Keeping that philosophy in mind, I would like to just like to mention modified atmospheric packaging and the Flex Fresh range of products that are, in quotes, a ‘living example of this philosophy.’ In conjunction with that, the kind of solutions that are required for logistics supply chains in the Asian markets are quite different from what is actually required in the Western markets.
In the Asian markets such as India, cold chain supply systems are rare and realistically, also erratic if not prohibitive in their implementation and deployment. Keeping that in mind, the Indian market requires much more robust and higher packaging combined with packaging that can handle a significantly larger amount of wear and tear than its counterparts in the West. In the West a cold chain supply chain is much more common and refrigeration from plant to shelf or from food facility to shelf adds a layer of protection that is hard to augment or enhance using packaging. Hence, our research philosophy is of doing research and development separately for the Indian and Asian markets, from that for the western markets — since products that are required in either of these markets are significantly different.

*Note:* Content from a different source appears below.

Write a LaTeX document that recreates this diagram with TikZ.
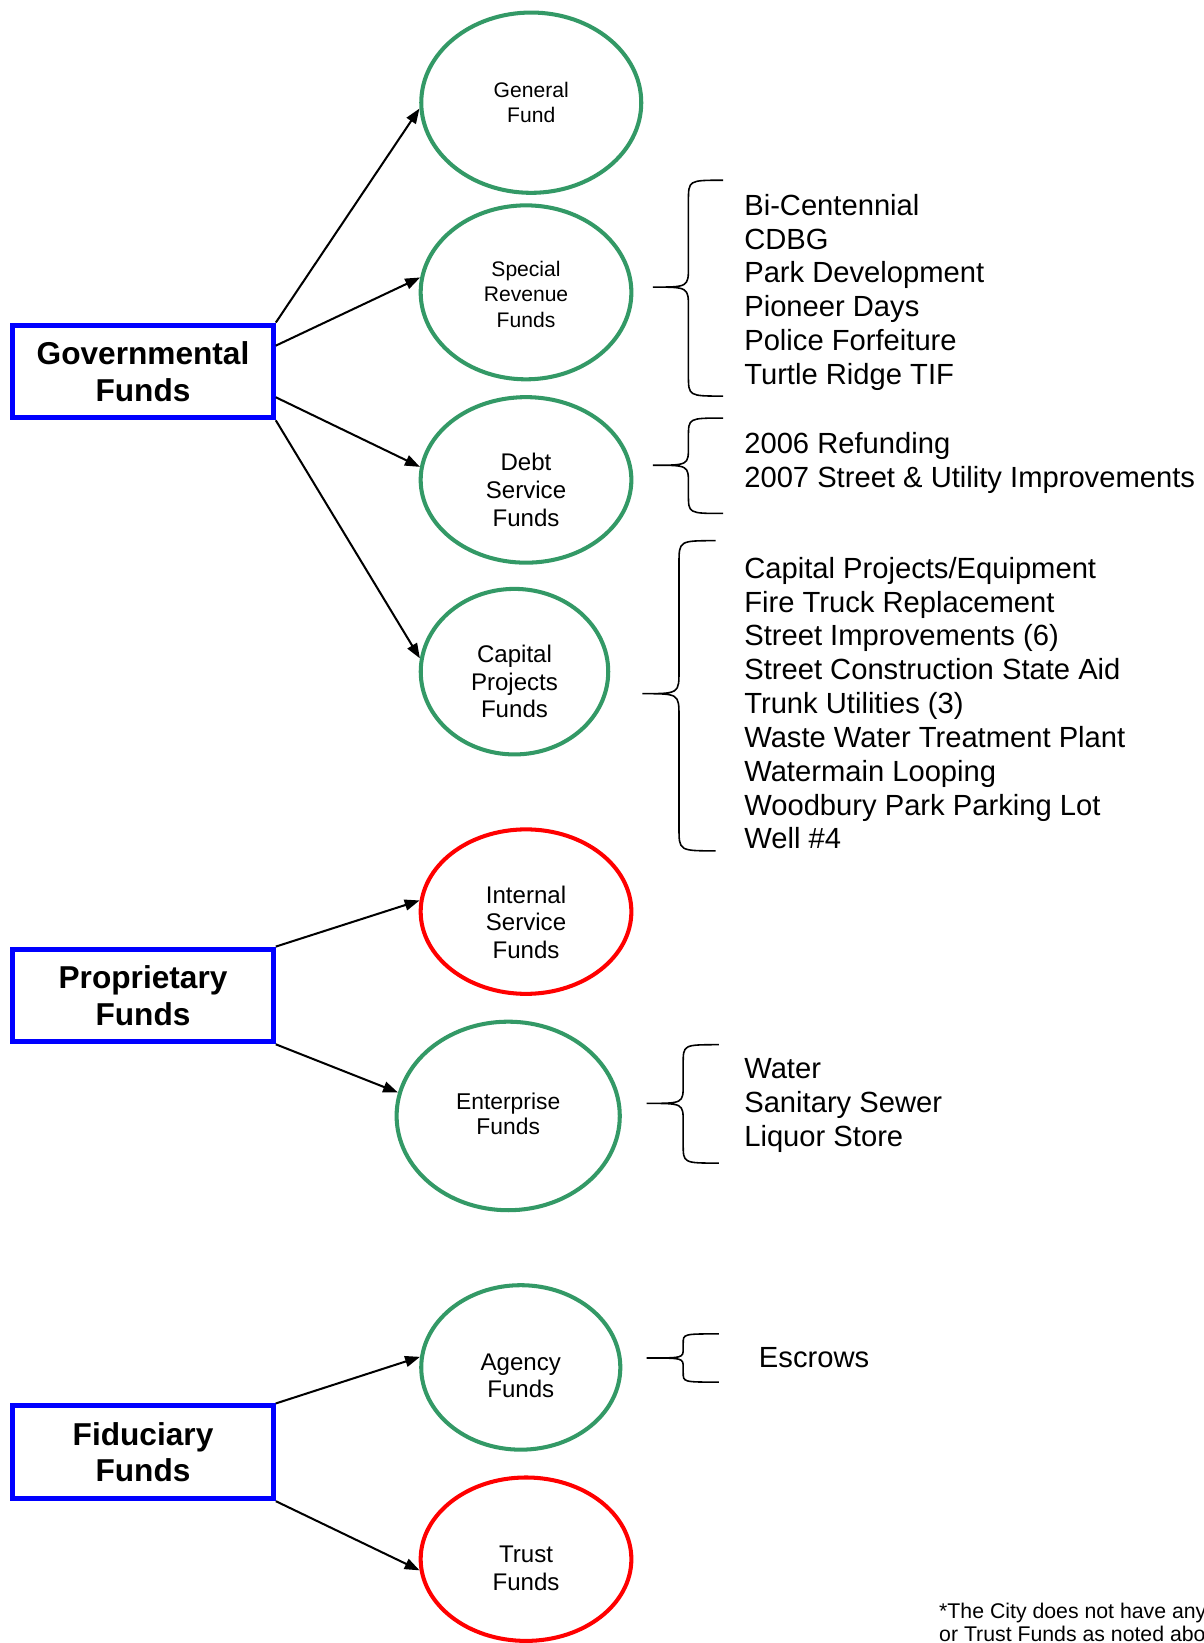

Keeping this in mind, I am very confident about the ability of Uflex’s scientists in India to take on separately, the advanced consumer trends of Europe and America because my research teams operate out of Europe and America for those markets and there is nothing that says it better to R&D than being a local consumer yourself. As Steve Jobs said, “Someone who always says, ‘The customer is always right’ was probably never a customer.” The best way to be right about what your customer wants is to be a customer yourself. You learn how to part with your hard earned cash within the market that you are consuming in.
The research process in the Eastern and Western markets is already producing significant positive momentum for Uflex’s current product portfolio diversification and strengthening drive. Our product portfolio change over the next couple of years in itself, will be the best living example of how this philosophy plays out.